━━━ Material provided

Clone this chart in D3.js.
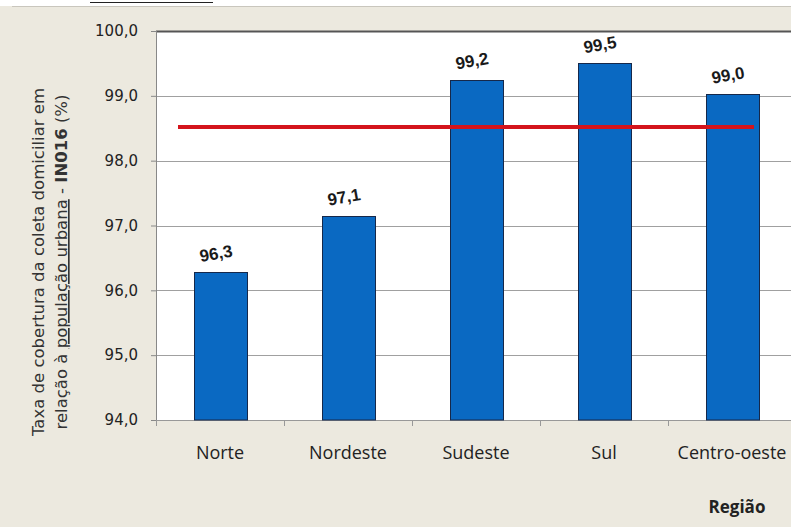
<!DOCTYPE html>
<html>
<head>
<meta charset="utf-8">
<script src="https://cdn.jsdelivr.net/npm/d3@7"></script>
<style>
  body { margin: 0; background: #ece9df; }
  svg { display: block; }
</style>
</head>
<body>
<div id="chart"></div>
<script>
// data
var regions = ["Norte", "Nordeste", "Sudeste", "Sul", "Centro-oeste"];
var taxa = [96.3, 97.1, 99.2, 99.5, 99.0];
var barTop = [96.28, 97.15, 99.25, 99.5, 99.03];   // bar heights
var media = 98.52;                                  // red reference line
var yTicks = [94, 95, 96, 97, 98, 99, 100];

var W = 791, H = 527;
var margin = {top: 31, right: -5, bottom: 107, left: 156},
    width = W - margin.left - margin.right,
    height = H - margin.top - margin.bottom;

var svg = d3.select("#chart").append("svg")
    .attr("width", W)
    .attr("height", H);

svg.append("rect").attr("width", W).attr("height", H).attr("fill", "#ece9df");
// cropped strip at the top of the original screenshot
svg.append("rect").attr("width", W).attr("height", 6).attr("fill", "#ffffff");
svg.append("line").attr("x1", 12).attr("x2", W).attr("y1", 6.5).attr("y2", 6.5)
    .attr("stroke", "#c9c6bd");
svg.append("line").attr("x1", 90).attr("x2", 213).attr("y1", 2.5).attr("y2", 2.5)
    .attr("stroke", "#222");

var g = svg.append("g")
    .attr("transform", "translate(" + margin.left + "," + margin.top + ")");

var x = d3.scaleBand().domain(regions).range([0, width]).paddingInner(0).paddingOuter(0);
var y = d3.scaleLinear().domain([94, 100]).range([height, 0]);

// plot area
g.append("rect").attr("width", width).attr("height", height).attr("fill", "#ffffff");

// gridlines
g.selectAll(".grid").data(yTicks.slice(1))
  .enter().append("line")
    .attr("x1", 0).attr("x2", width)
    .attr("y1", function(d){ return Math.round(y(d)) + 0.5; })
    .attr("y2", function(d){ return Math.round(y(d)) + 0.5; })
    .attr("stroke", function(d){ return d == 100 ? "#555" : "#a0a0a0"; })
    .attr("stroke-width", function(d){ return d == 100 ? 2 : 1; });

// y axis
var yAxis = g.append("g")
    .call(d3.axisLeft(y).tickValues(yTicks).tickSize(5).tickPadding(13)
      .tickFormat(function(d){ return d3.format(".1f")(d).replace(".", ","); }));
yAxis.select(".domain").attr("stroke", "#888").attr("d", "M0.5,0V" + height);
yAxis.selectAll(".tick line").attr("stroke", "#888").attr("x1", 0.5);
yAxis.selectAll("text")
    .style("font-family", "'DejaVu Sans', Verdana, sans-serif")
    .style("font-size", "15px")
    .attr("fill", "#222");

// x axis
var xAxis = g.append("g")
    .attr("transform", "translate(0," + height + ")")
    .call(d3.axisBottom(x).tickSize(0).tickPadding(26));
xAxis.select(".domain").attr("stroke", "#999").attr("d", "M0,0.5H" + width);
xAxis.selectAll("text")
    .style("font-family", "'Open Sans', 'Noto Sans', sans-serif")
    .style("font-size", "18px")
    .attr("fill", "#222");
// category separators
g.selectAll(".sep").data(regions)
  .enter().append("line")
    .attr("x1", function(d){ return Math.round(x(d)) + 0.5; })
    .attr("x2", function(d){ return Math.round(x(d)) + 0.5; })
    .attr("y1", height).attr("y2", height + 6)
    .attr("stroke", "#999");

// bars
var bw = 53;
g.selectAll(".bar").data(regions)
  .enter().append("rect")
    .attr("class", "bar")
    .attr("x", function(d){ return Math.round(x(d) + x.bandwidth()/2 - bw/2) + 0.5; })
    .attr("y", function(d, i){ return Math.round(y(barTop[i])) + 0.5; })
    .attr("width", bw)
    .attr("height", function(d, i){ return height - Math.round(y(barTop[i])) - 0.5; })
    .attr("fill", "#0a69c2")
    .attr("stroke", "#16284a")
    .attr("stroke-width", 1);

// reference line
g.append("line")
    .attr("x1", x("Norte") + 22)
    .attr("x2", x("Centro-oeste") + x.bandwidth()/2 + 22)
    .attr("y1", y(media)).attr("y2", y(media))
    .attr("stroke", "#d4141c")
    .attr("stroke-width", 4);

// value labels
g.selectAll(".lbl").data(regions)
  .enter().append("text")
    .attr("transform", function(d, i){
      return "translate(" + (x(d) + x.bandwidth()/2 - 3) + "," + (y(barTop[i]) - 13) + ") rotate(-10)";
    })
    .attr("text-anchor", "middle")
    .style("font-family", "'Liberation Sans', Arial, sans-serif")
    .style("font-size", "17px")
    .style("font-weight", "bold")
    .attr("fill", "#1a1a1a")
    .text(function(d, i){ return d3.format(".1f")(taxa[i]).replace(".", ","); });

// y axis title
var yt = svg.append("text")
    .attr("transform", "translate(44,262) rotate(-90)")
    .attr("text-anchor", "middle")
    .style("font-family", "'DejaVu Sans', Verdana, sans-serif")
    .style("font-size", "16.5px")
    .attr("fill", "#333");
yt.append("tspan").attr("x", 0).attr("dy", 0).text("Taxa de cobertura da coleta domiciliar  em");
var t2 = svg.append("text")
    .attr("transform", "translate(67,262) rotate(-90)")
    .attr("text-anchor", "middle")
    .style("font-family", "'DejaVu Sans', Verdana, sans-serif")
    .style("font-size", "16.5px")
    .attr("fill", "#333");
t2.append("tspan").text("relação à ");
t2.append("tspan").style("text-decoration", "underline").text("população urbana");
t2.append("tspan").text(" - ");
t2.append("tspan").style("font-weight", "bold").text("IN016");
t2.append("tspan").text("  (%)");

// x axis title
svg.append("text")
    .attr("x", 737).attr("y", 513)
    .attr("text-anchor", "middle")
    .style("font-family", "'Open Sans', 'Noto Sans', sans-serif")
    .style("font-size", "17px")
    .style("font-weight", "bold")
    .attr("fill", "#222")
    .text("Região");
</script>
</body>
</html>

━━━━━━
━━━ Material provided

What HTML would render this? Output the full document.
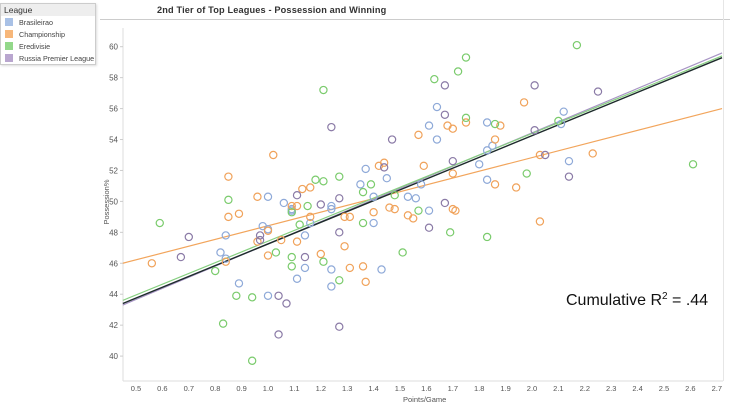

━━━━━━

▶ [Given task] Could you quote, word for word, only the lines from the one containing "Clone this chart in D3.js." through the one containing "d == 100 ? 2", both included, and leave out any pictures?

▶ [The reply]
Clone this chart in D3.js.
<!DOCTYPE html>
<html>
<head>
<meta charset="utf-8">
<script src="https://cdn.jsdelivr.net/npm/d3@7"></script>
<style>
  body { margin: 0; background: #ece9df; }
  svg { display: block; }
</style>
</head>
<body>
<div id="chart"></div>
<script>
// data
var regions = ["Norte", "Nordeste", "Sudeste", "Sul", "Centro-oeste"];
var taxa = [96.3, 97.1, 99.2, 99.5, 99.0];
var barTop = [96.28, 97.15, 99.25, 99.5, 99.03];   // bar heights
var media = 98.52;                                  // red reference line
var yTicks = [94, 95, 96, 97, 98, 99, 100];

var W = 791, H = 527;
var margin = {top: 31, right: -5, bottom: 107, left: 156},
    width = W - margin.left - margin.right,
    height = H - margin.top - margin.bottom;

var svg = d3.select("#chart").append("svg")
    .attr("width", W)
    .attr("height", H);

svg.append("rect").attr("width", W).attr("height", H).attr("fill", "#ece9df");
// cropped strip at the top of the original screenshot
svg.append("rect").attr("width", W).attr("height", 6).attr("fill", "#ffffff");
svg.append("line").attr("x1", 12).attr("x2", W).attr("y1", 6.5).attr("y2", 6.5)
    .attr("stroke", "#c9c6bd");
svg.append("line").attr("x1", 90).attr("x2", 213).attr("y1", 2.5).attr("y2", 2.5)
    .attr("stroke", "#222");

var g = svg.append("g")
    .attr("transform", "translate(" + margin.left + "," + margin.top + ")");

var x = d3.scaleBand().domain(regions).range([0, width]).paddingInner(0).paddingOuter(0);
var y = d3.scaleLinear().domain([94, 100]).range([height, 0]);

// plot area
g.append("rect").attr("width", width).attr("height", height).attr("fill", "#ffffff");

// gridlines
g.selectAll(".grid").data(yTicks.slice(1))
  .enter().append("line")
    .attr("x1", 0).attr("x2", width)
    .attr("y1", function(d){ return Math.round(y(d)) + 0.5; })
    .attr("y2", function(d){ return Math.round(y(d)) + 0.5; })
    .attr("stroke", function(d){ return d == 100 ? "#555" : "#a0a0a0"; })
    .attr("stroke-width", function(d){ return d == 100 ? 2 : 1; });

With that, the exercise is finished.